1. Embracing Strategic Partnerships
One common scenario involves corporations proposing a partnership model. In this instance, maintaining a delicate balance between meeting the customer’s needs and preserving your core product vision is crucial. A successful partnership means becoming an integral part of the corporation’s organization, which entails extensive collaboration and mutual commitment. To mitigate the risk of dependency on a single partner, keep your options open by actively pursuing partnerships with multiple companies.
2. Understanding Indemnification Clauses
You, as the vendor of the software, promise to protect your customer from any costs and/or legal actions in case a 3rd party claims that your software infringes that 3rd party’s IP. If that happens, your customer should inform you. In response, you agree to the following:
- You will handle the defense against this claim.
- You can choose your own legal counsel.
- You will not settle or end the claim without first agreeing with your customer.
- Your customer will not unreasonably delay or refuse to give permission.
It is advisable to agree to these clauses as they reflect a sense of responsibility from your part.
3. Navigating Insurance Matters
As a startup, you should be prepared to provide proof of your insurance coverage when requested. Be transparent about your coverage limits and communicate that any liability or damages cannot exceed your insurance policy’s coverage.

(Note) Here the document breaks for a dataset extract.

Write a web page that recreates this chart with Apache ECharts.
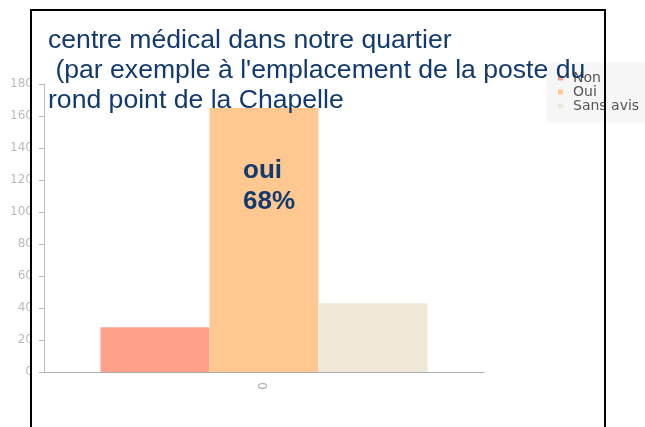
<!DOCTYPE html>
<html>
<head>
<meta charset="utf-8">
<script src="https://cdn.jsdelivr.net/npm/echarts@6/dist/echarts.min.js"></script>
<style>
html,body{margin:0;padding:0;background:#fff;}
#main{width:645px;height:427px;}
</style>
</head>
<body>
<div id="main"></div>
<script>
// données
var categories = ['0'];
var seriesNames = ['Non', 'Oui', 'Sans avis'];
var seriesColors = ['#ffa08a', '#ffc891', '#efe8d8'];
var nonValues = [28];
var ouiValues = [165];
var sansAvisValues = [43];
var yTicks = { min: 0, max: 180, interval: 20 };

var chart = echarts.init(document.getElementById('main'));

var allValues = [nonValues, ouiValues, sansAvisValues];
var series = seriesNames.map(function (name, i) {
  return {
    name: name,
    type: 'bar',
    data: allValues[i],
    barGap: 0,
    barCategoryGap: '25.7%',
    itemStyle: { color: seriesColors[i] },
    z: 2
  };
});

var option = {
  animation: false,
  textStyle: { fontFamily: '"DejaVu Sans", sans-serif' },
  grid: { left: 44, right: 161, top: 84, bottom: 55 },
  legend: {
    orient: 'vertical',
    left: 547,
    top: 64,
    itemWidth: 5,
    itemHeight: 5,
    itemGap: 0,
    padding: [7, 12, 8, 11],
    backgroundColor: '#f6f6f6',
    shadowColor: 'rgba(0,0,0,0.08)',
    shadowBlur: 3,
    icon: 'rect',
    textStyle: { fontSize: 14, color: '#555', lineHeight: 13, padding: [0, 0, 0, 5] },
    data: seriesNames
  },
  xAxis: {
    type: 'category',
    data: categories,
    axisLine: { lineStyle: { color: '#aaa' } },
    axisTick: { alignWithLabel: true, length: 5, lineStyle: { color: '#aaa' } },
    axisLabel: { rotate: 90, color: '#aaa', fontSize: 12, margin: 10 }
  },
  yAxis: {
    type: 'value',
    min: yTicks.min,
    max: yTicks.max,
    interval: yTicks.interval,
    splitLine: { show: false },
    axisLine: { show: true, lineStyle: { color: '#bbb' } },
    axisTick: { show: true, length: 5, lineStyle: { color: '#bbb' } },
    axisLabel: { color: '#bbb', fontSize: 12, margin: 11 }
  },
  series: series,
  graphic: [
    {
      type: 'rect',
      shape: { x: 31, y: 10, width: 574, height: 430 },
      style: { fill: 'none', stroke: '#000', lineWidth: 2 },
      z: 100
    },
    {
      type: 'text',
      left: 48,
      top: 26,
      z: 101,
      style: {
        text: 'centre médical dans notre quartier\n (par exemple à l\'emplacement de la poste du\nrond point de la Chapelle',
        fill: '#123a6e',
        font: '26.6px "Liberation Sans", Arial, sans-serif',
        lineHeight: 30
      }
    },
    {
      type: 'text',
      left: 243,
      top: 155,
      z: 101,
      style: {
        text: 'oui\n68%',
        fill: '#123a6e',
        font: 'bold 26px "Liberation Sans", Arial, sans-serif',
        lineHeight: 31
      }
    }
  ]
};

chart.setOption(option);
</script>
</body>
</html>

It’s often the case that customers request a coverage that is ten times greater than your current offering. If a corporation demands a higher coverage, agree to it only if they are willing to subsidize the extra premium.
Typically if you argue that you would need to increase your coverage only for them, the customer will agree with the initial terms.
4. SLA Agreements
Service Level Agreements (SLAs) may seem overwhelming, but you can agree to them strategically. Implement tiered SLAs that ensure prompt attention to critical system down situations. Focus on ‘reaction times’ rather than ‘solution times’ to provide a realistic commitment.

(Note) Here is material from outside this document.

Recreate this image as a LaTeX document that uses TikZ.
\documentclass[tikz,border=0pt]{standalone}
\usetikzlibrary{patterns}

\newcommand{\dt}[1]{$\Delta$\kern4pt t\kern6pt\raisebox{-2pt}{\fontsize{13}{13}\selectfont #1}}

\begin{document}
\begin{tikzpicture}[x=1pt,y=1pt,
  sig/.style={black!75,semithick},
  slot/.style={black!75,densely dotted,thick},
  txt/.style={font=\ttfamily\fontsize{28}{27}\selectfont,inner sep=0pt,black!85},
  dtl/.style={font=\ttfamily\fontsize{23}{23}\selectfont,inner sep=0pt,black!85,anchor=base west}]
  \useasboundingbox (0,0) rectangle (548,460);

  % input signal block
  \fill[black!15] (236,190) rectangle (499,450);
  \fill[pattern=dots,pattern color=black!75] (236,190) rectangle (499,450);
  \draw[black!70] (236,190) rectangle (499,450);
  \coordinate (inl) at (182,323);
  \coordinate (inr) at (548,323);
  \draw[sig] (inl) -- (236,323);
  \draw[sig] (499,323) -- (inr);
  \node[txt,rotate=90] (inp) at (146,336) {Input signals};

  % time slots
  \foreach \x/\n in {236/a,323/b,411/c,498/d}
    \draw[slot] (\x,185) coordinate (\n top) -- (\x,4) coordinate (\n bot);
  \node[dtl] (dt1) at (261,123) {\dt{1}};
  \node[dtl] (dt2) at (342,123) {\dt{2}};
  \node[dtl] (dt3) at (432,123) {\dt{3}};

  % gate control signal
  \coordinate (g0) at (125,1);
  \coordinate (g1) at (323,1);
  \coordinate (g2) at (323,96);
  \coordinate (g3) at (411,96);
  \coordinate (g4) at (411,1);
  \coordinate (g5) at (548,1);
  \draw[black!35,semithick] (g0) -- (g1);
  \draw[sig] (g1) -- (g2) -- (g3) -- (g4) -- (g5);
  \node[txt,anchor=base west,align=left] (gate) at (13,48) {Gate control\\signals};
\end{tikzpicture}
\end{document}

5. How to approach Penalties
It’s advisable to initially decline penalties. In case they are unavoidable, ensure they are carefully managed. Set a cap on the penalty amount (e.g., it cannot be higher than the quarterly contract value) and only agree to penalties following a formal and written escalation that failed to be remedied.
6. Decoding Support Contracts
Consider adopting a credit-based system for support contracts. Assign each issue or question a ‘credit’ value based on its complexity, and agree upfront on the allocation of credits for each type of request. Each credit corresponds to a specific monetary value and a number of credits is allocated on an annual basis.

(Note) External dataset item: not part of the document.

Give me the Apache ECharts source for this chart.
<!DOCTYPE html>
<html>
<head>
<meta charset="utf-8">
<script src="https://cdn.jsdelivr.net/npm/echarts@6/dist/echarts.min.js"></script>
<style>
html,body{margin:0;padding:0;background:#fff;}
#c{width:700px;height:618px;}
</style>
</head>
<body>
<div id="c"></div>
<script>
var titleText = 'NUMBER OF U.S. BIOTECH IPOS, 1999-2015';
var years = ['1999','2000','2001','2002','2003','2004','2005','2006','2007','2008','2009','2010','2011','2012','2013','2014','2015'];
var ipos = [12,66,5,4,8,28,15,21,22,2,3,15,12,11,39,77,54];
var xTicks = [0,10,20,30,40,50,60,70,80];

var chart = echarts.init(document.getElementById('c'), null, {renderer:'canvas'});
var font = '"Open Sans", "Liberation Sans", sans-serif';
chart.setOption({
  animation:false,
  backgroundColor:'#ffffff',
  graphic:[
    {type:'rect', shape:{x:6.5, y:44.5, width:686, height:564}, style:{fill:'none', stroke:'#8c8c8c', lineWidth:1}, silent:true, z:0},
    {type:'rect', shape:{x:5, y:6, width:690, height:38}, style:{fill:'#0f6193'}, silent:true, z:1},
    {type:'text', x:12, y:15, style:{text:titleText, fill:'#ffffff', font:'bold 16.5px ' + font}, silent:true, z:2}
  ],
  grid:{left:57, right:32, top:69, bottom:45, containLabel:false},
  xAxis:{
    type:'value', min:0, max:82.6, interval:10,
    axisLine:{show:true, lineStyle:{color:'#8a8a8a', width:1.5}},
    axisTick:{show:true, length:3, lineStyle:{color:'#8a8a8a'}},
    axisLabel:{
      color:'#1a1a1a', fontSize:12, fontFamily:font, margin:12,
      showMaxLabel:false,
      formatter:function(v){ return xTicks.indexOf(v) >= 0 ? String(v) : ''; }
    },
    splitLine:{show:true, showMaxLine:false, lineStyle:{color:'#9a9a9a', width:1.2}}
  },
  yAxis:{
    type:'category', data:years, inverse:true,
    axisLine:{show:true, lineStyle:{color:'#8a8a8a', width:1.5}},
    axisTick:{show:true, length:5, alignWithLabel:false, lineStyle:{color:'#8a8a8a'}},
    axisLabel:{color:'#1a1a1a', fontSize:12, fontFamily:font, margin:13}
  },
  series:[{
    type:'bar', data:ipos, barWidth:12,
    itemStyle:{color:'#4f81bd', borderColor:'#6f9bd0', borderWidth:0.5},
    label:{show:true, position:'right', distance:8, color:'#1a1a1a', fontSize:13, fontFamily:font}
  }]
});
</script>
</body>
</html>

7. Interpreting Change of Control Clauses
A Change of Control clause refers to stipulations in a contract that take effect when your company undergoes a significant shift in ownership or management, e.g. your customer can end the contract in case you are acquired by one of their competitors. These clauses can negatively impact your company’s valuation during a potential acquisition, so it’s best to try to avoid them.
8. Choosing Between Your T&Cs or Theirs
Choosing your customer’s terms and conditions may seem counterintuitive, but it’s often the more practical choice. Negotiating your own terms with corporate lawyers can consume substantial time and resources.
Hopefully this allows you to approach corporate contracts with more confidence and strategic awareness. Remember to consult with a lawyer to ensure all the necessary details are covered in the contract and that all clauses are legally enforceable.